Autor original: Flavia Mattar
Seção original: Notícias exclusivas para a Rets
Cerca de 2,9 milhões de crianças entre 5 e 14 anos dedicam seu tempo ao trabalho no campo ou na cidade. Mais da metade deste contingente está no meio rural. Um dos instrumentos criados para mudar essa situação é o Programa de Erradicação do Trabalho Infantil (Peti), que destina uma bolsa mensal no valor de R$25 para que as famílias mantenham seus filhos na escola. O problema é que a bolsa só é válida até os 15 anos, idade em que o jovem deveria estar concluindo o ensino fundamental. Na prática, isso dificilmente acontece: as crianças do campo, por exemplo, costumam iniciar os estudos tardiamente, a partir dos 9 anos e não conseguem concluir o ensino fundamental aos 15.
O principal espaço de discussão do Peti é o Fórum Nacional de Prevenção e Erradicação do Trabalho Infantil, formado por membros do governo, centrais sindicais, ongs e Ministério Público. No último encontro, realizado em outubro, em Salvador, o fórum debateu a necessidade de aumentar o limite de idade da bolsa oferecida pelo Peti para 17 anos, para que os jovens possam concluir os estudos antes de retornarem ao trabalho. O assunto, que começou a ser discutido em Salvador, também vinha sendo motivo de reuniões da Comissão Tripartite, composta por representantes dos trabalhadores, governo e empresários.
"A maioria dos membros do fórum acredita que a idade deve ser estendida. No entanto, a Secretaria de Estado e Ação Social não pensa da mesma forma. Esperamos que esse comportamento possa mudar a partir de constatações atuais, como por exemplo, o fato de que na região do sisal existem mais de 5 mil crianças fora do programa. Além disso, na produção da cana-de-açúcar, em Pernambuco, 21 mil crianças não receberão mais o auxílio a partir de dezembro", explica o assessor de políticas sociais da Confederação Nacional dos Trabalhadores na Agricultura (Contag), Luiz Gonzaga de Araújo. Segundo Maria da Graça Amorim, secretária de política social do Contag, o governo exclui as crianças do programa justamente no momento em que estão mais suscetíveis ao envolvimento com drogas, álcool e prostituição.
Um dos impasses encontrados nas reuniões da Comissão Tripartite é o fato de os empresários não concordarem com a inclusão, entre as piores formas de trabalho infantil, do plantio de cana-de-açúcar e de fumo e da colheita de laranja. "Todas as formas de trabalho rural são danosas para crianças, pelo manuseio e contato com defensivos agrícolas e mesmo o trabalho pesado que envolvem. No caso da colheita da laranja, os meninos e meninas perdem as impressões digitais e têm problemas respiratórios", afirma Luiz Gonzaga.

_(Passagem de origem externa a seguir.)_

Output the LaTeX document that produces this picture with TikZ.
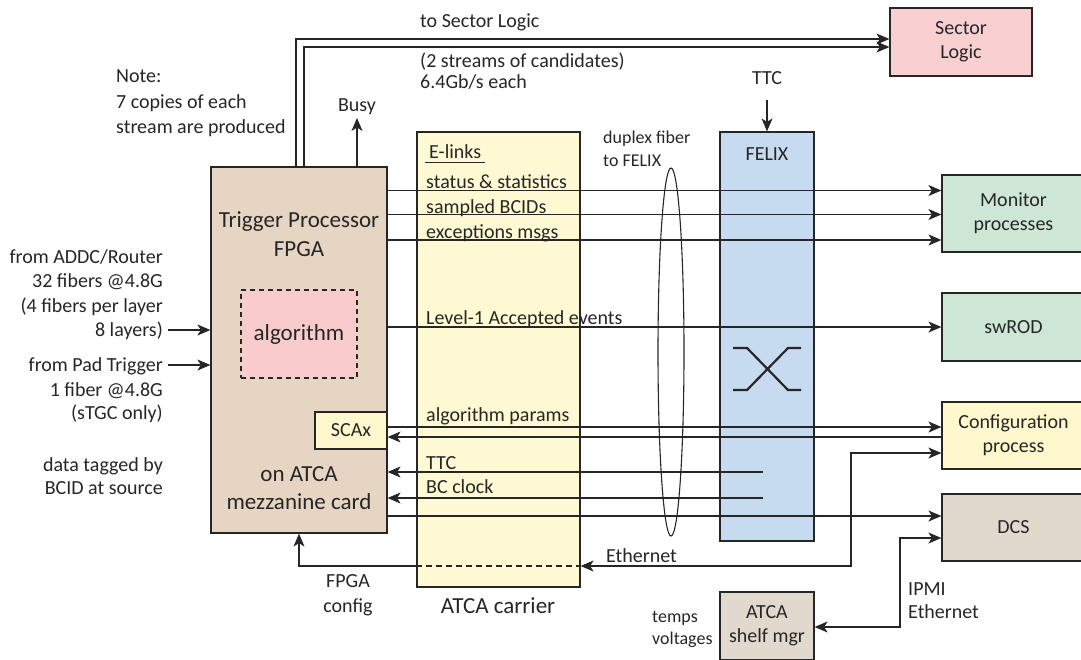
\documentclass[tikz,border=0pt]{standalone}
\usepackage{fontspec}
\setmainfont{Carlito}
\usetikzlibrary{arrows.meta,shapes.geometric,calc}
\definecolor{ink}{HTML}{262626}
\definecolor{tpfill}{HTML}{E6D5C3}
\definecolor{algfill}{HTML}{F8CBCD}
\definecolor{slfill}{HTML}{F9CFD1}
\definecolor{yelfill}{HTML}{FFF8CC}
\definecolor{carfill}{HTML}{FFFAD4}
\definecolor{felfill}{HTML}{C6DBF0}
\definecolor{grnfill}{HTML}{CDE6D5}
\definecolor{dcsfill}{HTML}{E2D9CE}
\tikzset{
  box/.style={draw=ink, line width=1.2pt, inner sep=0pt, align=center,
    font=\fontsize{20}{24}\selectfont, text=ink},
  lbl/.style={inner sep=0pt, font=\fontsize{20}{24}\selectfont, text=ink},
  biglbl/.style={inner sep=0pt, font=\fontsize{23}{28}\selectfont, text=ink},
  smalllbl/.style={inner sep=0pt, font=\fontsize{18}{23}\selectfont, text=ink},
  wire/.style={draw=ink, line width=1.1pt},
  arr/.style={wire, -{Stealth[length=13pt,width=11pt,inset=3.5pt]}},
  darr/.style={wire, {Stealth[length=13pt,width=11pt,inset=3.5pt]}-{Stealth[length=13pt,width=11pt,inset=3.5pt]}},
}
\begin{document}
\begin{tikzpicture}[x=1pt,y=-1pt]
\useasboundingbox (0,0) rectangle (1081,659);

% ---- main blocks ----
\node[box, fill=carfill, minimum width=163pt, minimum height=455pt] (carrier) at (498.5,359.5) {};
\node[box, fill=felfill, minimum width=94pt, minimum height=409pt] (felix) at (767,336.5) {};
\node[box, fill=tpfill, minimum width=176pt, minimum height=366pt] (tp) at (299,350) {};
\node[box, fill=algfill, dash pattern=on 5pt off 4pt, minimum width=116pt, minimum height=88pt,
  font=\fontsize{23}{28}\selectfont] (alg) at (299,334) {algorithm};
\node[box, fill=yelfill, minimum width=72pt, minimum height=37pt] (scax) at (351,430.5) {SCAx};

\node[box, fill=slfill, minimum width=142pt, minimum height=68pt] (sector) at (961,42) {Sector\\Logic};
\node[box, fill=grnfill, minimum width=143pt, minimum height=77pt] (monitor) at (1013.5,213.5) {Monitor\\processes};
\node[box, fill=grnfill, minimum width=143pt, minimum height=68pt] (swrod) at (1013.5,327) {swROD};
\node[box, fill=yelfill, minimum width=143pt, minimum height=67pt] (config) at (1013.5,435.5) {Configuration\\process};
\node[box, fill=dcsfill, minimum width=143pt, minimum height=67pt] (dcs) at (1013.5,527.5) {DCS};
\node[box, fill=dcsfill, minimum width=94pt, minimum height=68pt] (shelf) at (767,626) {ATCA\\shelf mgr};

% duplex fibre bundle
\node[draw=ink, line width=1.1pt, ellipse, inner sep=0pt, minimum width=26pt, minimum height=368pt] (fiber) at (671,352) {};

% crossover symbol inside FELIX
\draw[ink, line width=2.2pt] (733,348) -- (747,348) -- (788,390) -- (801,390);
\draw[ink, line width=2.2pt] (733,390) -- (747,390) -- (788,348) -- (801,348);

% ---- signal levels ----
\foreach \n/\yy in {stat/190.5, bcid/214.5, exc/240, lone/327, parout/427, parin/437,
                    dcsl/516, ethcfg/453, ipmi/538}
  \coordinate (y\n) at (0,\yy);
\coordinate (so) at (296,39);
\coordinate (si) at (304,47);
\coordinate (busytop) at (357,118);
\coordinate (ttctop) at (767,100);
\coordinate (inrouter) at (168,330);
\coordinate (inpad) at (168,365);
\coordinate (ttcsrc) at (763,472);
\coordinate (bcsrc) at (763,498);
\coordinate (ethbend) at (851,566);
\coordinate (ipmibend) at (900,627);

% ---- connectors ----
\draw[arr] (tp.north -| so) |- (sector.west |- so);
\draw[arr] (tp.north -| si) |- (sector.west |- si);
\draw[arr] (tp.north -| busytop) -- (busytop);
\draw[arr] (ttctop) -- (felix.north);
\draw[arr] (inrouter) -- (tp.west |- inrouter);
\draw[arr] (inpad) -- (tp.west |- inpad);

\draw[arr] (tp.east |- ystat) -- (monitor.west |- ystat);
\draw[arr] (tp.east |- ybcid) -- (monitor.west |- ybcid);
\draw[arr] (tp.east |- yexc) -- (monitor.west |- yexc);
\draw[arr] (tp.east |- ylone) -- (swrod.west |- ylone);
\draw[arr] (scax.east |- yparout) -- (config.west |- yparout);
\draw[arr] (config.west |- yparin) -- (scax.east |- yparin);
\draw[arr] (ttcsrc) -- (tp.east |- ttcsrc);
\draw[arr] (bcsrc) -- (tp.east |- bcsrc);
\draw[arr] (tp.east |- ydcsl) -- (dcs.west |- ydcsl);

\draw[darr] (carrier.east |- ethbend) -- (ethbend) |- (config.west |- yethcfg);
\draw[wire, dash pattern=on 6pt off 4pt] (carrier.west |- ethbend) -- (carrier.east |- ethbend);
\draw[arr] (carrier.west |- ethbend) -| (tp.south);
\draw[darr] (shelf.east |- ipmibend) -- (ipmibend) |- (dcs.west |- yipmi);

% ---- texts ----
\node[biglbl, anchor=base] (tpa) at (299,227) {Trigger Processor};
\node[biglbl, anchor=base] (tpb) at (299,256) {FPGA};
\node[biglbl, anchor=base] (tpc) at (299,481) {on ATCA};
\node[biglbl, anchor=base] (tpd) at (299,509) {mezzanine card};
\node[biglbl, anchor=base] (carlbl) at (498,613) {ATCA carrier};

\node[lbl, anchor=base west] (tosl) at (420,27) {to Sector Logic};
\node[lbl, anchor=base west] (streams) at (420,67) {(2 streams of candidates)};
\node[lbl, anchor=base west] (rate) at (420,88) {6.4Gb/s each};

\node[lbl, anchor=base west] (notea) at (116,82) {Note:};
\node[lbl, anchor=base west] (noteb) at (116,108) {7 copies of each};
\node[lbl, anchor=base west] (notec) at (116,133) {stream are produced};

\node[lbl, anchor=base east] (ina) at (163,263) {from ADDC/Router};
\node[lbl, anchor=base east] (inb) at (163,287) {32 fibers @4.8G};
\node[lbl, anchor=base east] (inc) at (163,312) {(4 fibers per layer};
\node[lbl, anchor=base east] (ind) at (163,336) {8 layers)};
\node[lbl, anchor=base east] (ine) at (163,371) {from Pad Trigger};
\node[lbl, anchor=base east] (inf) at (163,396) {1 fiber @4.8G};
\node[lbl, anchor=base east] (ing) at (163,419) {(sTGC only)};
\node[lbl, anchor=base east] (inh) at (163,471) {data tagged by};
\node[lbl, anchor=base east] (ini) at (163,494) {BCID at source};

\node[lbl, anchor=base] (busy) at (357,111) {Busy};
\node[lbl, anchor=base] (ttclbl) at (767,84) {TTC};
\node[lbl, anchor=base] (felixlbl) at (767,160) {FELIX};

\node[lbl, anchor=base west] (elinks) at (429,158) {E-links};
\draw[ink, line width=1pt] ($(elinks.base west)+(-4,4)$) -- ($(elinks.base east)+(4,4)$);

\node[lbl, anchor=base west] (lstat) at (426,188) {status \& statistics};
\node[lbl, anchor=base west] (lbcid) at (426,213) {sampled BCIDs};
\node[lbl, anchor=base west] (lexc) at (426,238) {exceptions msgs};
\node[lbl, anchor=base west] (llone) at (426,324) {Level-1 Accepted events};
\node[lbl, anchor=base west] (lpar) at (426,421) {algorithm params};
\node[lbl, anchor=base west] (lttc) at (426,469) {TTC};
\node[lbl, anchor=base west] (lbc) at (426,493) {BC clock};
\node[lbl, anchor=base west] (leth) at (606,562) {Ethernet};

\node[smalllbl, anchor=base west] (dupa) at (603,143) {duplex fiber};
\node[smalllbl, anchor=base west] (dupb) at (603,166) {to FELIX};

\node[lbl, anchor=base] (cfga) at (348,587) {FPGA};
\node[lbl, anchor=base] (cfgb) at (348,612) {config};

\node[smalllbl, anchor=base west] (tempa) at (652,622) {temps};
\node[smalllbl, anchor=base west] (tempb) at (652,644) {voltages};

\node[lbl, anchor=base west] (ipmia) at (908,595) {IPMI};
\node[lbl, anchor=base west] (ipmib) at (908,618) {Ethernet};
\end{tikzpicture}
\end{document}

Na segunda-feira passada, dia 6, durante uma reunião em Brasília, foram suspensos temporariamente os trabalhos da Comissão Tripartite.O motivo foi a impossibilidade de superar o impasse criado pelos representantes dos patrões. Uma alternativa para manter o assunto em pauta foi a formação de um grupo de trabalho constituído por representantes dos trabalhadores, do patronato e do Ministério do Trabalho para estudar o impacto destas atividades sobre a saúde dos trabalhadores, em especial sobre as crianças. A idéia foi do próprio Luiz Gonzaga. Segundo ele, "o patronato está irredutível e não havia como avançar senão criando o grupo de trabalho, que vai oferecer subsídios para a decisão da Comissão"
O Peti foi criado em 1996, a partir de uma série de discussões sobre os problemas identificados nas carvoarias do Mato Grosso do Sul, sisal na Bahia e cana-de-açúcar em Pernambuco. Atualmente, o programa está presente em 27 estados brasileiros.
"O Peti por si não constitui o principal instrumento para a erradicação do trabalho infantil. Outras políticas como reforma agrária e o crédito para a agricultura familiar também precisam ser efetivados pelo governo", conclui Luiz Gonzaga.